Copy the records below exactly, starting at the line that contains "Reproduce this chart with Plotly." and ending at the line that contains "-0.041, -0.030, -0.022]"; leave out any pictures.

* [GIVEN INFORMATION]:
»»
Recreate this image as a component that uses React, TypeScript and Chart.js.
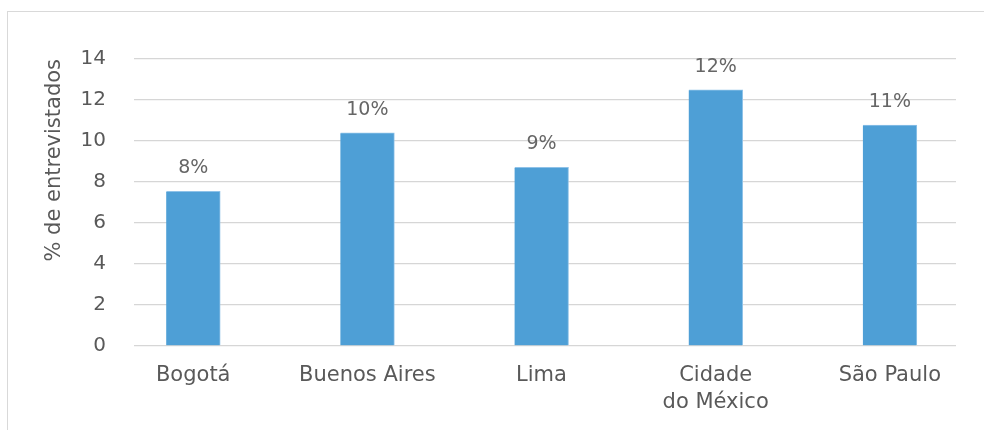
««
»»
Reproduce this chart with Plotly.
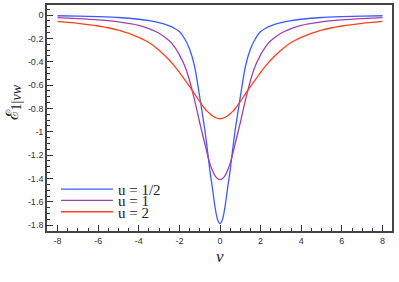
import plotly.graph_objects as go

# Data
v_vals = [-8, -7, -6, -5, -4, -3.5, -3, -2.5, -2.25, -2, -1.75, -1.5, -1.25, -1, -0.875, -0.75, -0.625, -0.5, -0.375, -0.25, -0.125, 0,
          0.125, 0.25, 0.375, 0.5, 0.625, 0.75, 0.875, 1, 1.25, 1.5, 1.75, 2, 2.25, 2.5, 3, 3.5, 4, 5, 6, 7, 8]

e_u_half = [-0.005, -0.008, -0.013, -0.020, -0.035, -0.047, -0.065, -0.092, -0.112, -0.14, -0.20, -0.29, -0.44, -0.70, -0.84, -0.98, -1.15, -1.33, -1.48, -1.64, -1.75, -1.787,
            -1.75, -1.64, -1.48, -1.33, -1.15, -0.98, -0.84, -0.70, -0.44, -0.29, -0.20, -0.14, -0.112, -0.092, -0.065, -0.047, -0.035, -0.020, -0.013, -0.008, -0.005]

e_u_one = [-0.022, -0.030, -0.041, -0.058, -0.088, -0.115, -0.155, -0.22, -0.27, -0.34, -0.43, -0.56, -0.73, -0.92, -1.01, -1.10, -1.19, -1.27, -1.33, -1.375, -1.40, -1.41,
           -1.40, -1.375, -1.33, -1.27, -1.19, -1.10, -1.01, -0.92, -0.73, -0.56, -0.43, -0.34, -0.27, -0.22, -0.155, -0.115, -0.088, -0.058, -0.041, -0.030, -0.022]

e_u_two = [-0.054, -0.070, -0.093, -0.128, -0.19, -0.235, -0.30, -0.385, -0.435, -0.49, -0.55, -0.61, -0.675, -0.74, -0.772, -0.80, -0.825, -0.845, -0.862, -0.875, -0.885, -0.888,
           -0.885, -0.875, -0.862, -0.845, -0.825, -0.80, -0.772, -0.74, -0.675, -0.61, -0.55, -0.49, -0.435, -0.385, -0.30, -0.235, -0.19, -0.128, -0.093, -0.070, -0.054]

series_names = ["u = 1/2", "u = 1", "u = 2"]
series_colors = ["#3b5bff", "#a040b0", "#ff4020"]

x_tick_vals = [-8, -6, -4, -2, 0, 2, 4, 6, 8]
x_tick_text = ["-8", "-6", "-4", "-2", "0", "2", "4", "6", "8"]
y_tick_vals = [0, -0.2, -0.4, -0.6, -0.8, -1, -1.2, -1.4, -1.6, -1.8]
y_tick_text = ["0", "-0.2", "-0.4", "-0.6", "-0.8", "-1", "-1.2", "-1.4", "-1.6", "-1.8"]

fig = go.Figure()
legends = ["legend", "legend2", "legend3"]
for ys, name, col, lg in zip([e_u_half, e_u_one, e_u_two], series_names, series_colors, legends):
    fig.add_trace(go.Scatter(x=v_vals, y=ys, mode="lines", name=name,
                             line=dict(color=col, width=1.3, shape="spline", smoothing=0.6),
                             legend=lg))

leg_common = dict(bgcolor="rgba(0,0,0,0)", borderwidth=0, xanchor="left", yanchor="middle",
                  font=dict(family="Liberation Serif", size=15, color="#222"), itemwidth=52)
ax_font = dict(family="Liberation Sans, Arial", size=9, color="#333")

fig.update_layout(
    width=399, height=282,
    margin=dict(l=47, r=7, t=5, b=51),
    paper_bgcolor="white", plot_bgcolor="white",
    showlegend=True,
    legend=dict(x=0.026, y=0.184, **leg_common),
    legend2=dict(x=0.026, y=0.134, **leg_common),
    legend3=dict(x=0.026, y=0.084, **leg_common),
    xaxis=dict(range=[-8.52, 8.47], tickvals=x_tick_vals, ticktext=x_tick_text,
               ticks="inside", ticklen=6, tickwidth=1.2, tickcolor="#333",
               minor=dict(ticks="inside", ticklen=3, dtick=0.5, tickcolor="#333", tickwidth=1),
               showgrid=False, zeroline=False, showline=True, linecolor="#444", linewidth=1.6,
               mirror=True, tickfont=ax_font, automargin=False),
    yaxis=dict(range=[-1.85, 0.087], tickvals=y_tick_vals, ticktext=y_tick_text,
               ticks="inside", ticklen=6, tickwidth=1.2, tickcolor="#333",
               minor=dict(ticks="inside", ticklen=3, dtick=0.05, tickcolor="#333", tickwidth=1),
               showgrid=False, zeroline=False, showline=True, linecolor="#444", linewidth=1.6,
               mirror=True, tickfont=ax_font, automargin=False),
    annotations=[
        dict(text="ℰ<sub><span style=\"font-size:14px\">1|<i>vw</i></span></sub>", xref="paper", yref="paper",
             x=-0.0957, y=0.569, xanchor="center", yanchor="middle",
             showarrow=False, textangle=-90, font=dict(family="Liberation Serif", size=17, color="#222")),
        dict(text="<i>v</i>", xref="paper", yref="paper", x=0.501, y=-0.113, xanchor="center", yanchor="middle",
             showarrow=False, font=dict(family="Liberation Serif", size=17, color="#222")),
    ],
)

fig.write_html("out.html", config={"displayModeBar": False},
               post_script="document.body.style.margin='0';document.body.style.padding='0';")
««
»»
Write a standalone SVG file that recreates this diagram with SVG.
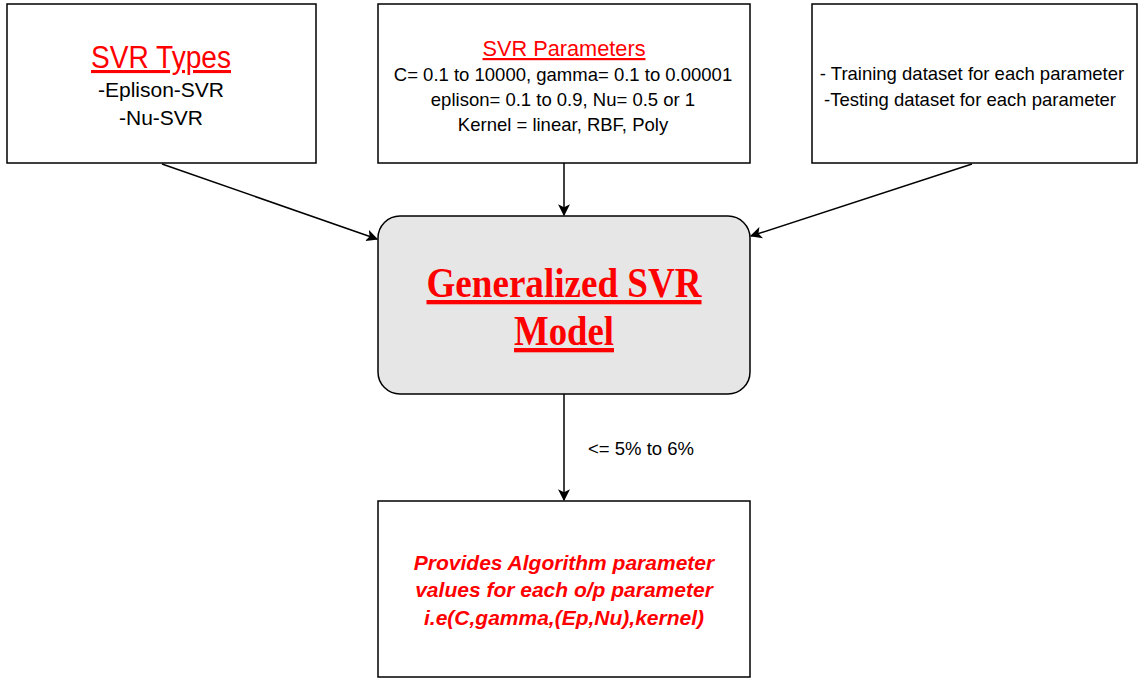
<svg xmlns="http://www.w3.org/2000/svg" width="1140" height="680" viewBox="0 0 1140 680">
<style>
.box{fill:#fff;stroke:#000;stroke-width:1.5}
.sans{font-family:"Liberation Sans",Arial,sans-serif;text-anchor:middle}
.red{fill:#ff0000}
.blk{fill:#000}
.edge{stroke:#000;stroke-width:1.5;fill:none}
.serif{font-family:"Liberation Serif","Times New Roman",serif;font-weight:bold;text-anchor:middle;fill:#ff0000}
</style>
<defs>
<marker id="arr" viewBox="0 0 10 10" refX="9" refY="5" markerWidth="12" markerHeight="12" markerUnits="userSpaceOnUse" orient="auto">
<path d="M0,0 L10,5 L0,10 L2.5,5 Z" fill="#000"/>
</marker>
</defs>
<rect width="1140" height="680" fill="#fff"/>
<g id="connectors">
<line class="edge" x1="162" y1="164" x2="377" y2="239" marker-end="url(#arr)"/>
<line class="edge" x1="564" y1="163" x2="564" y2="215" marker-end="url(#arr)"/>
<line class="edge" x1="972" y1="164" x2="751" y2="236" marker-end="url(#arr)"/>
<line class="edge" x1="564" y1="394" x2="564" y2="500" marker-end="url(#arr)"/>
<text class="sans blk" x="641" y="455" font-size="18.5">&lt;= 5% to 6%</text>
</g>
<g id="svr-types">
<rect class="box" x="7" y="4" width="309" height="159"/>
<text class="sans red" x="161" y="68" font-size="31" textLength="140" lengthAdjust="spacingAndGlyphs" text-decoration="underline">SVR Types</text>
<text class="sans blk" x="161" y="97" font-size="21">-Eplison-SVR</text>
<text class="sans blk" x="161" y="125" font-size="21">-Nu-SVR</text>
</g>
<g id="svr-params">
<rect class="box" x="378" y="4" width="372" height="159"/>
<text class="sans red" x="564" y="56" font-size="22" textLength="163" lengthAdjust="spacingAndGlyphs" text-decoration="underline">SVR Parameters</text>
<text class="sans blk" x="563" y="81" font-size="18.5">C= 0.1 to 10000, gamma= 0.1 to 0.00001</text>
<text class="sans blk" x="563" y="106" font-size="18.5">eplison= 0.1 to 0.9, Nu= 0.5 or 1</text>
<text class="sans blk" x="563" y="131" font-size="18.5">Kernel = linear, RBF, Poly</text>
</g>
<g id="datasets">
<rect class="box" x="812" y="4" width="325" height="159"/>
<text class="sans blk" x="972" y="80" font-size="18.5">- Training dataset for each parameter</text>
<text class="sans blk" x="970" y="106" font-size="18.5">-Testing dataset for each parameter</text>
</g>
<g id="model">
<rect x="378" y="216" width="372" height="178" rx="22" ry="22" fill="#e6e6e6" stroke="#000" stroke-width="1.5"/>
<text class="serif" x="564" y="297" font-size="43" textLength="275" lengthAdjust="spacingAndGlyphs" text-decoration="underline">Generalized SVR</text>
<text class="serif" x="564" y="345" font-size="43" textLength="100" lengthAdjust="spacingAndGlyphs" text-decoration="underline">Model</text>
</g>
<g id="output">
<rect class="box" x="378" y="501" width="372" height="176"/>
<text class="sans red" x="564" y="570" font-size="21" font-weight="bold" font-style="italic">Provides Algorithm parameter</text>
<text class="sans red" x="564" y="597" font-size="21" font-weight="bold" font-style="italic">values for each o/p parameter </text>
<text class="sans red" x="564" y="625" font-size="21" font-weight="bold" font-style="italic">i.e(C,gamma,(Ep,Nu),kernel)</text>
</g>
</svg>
««
* [TASK OUTPUT]:
Reproduce this chart with Plotly.
import plotly.graph_objects as go

# Data
v_vals = [-8, -7, -6, -5, -4, -3.5, -3, -2.5, -2.25, -2, -1.75, -1.5, -1.25, -1, -0.875, -0.75, -0.625, -0.5, -0.375, -0.25, -0.125, 0,
          0.125, 0.25, 0.375, 0.5, 0.625, 0.75, 0.875, 1, 1.25, 1.5, 1.75, 2, 2.25, 2.5, 3, 3.5, 4, 5, 6, 7, 8]

e_u_half = [-0.005, -0.008, -0.013, -0.020, -0.035, -0.047, -0.065, -0.092, -0.112, -0.14, -0.20, -0.29, -0.44, -0.70, -0.84, -0.98, -1.15, -1.33, -1.48, -1.64, -1.75, -1.787,
            -1.75, -1.64, -1.48, -1.33, -1.15, -0.98, -0.84, -0.70, -0.44, -0.29, -0.20, -0.14, -0.112, -0.092, -0.065, -0.047, -0.035, -0.020, -0.013, -0.008, -0.005]

e_u_one = [-0.022, -0.030, -0.041, -0.058, -0.088, -0.115, -0.155, -0.22, -0.27, -0.34, -0.43, -0.56, -0.73, -0.92, -1.01, -1.10, -1.19, -1.27, -1.33, -1.375, -1.40, -1.41,
           -1.40, -1.375, -1.33, -1.27, -1.19, -1.10, -1.01, -0.92, -0.73, -0.56, -0.43, -0.34, -0.27, -0.22, -0.155, -0.115, -0.088, -0.058, -0.041, -0.030, -0.022]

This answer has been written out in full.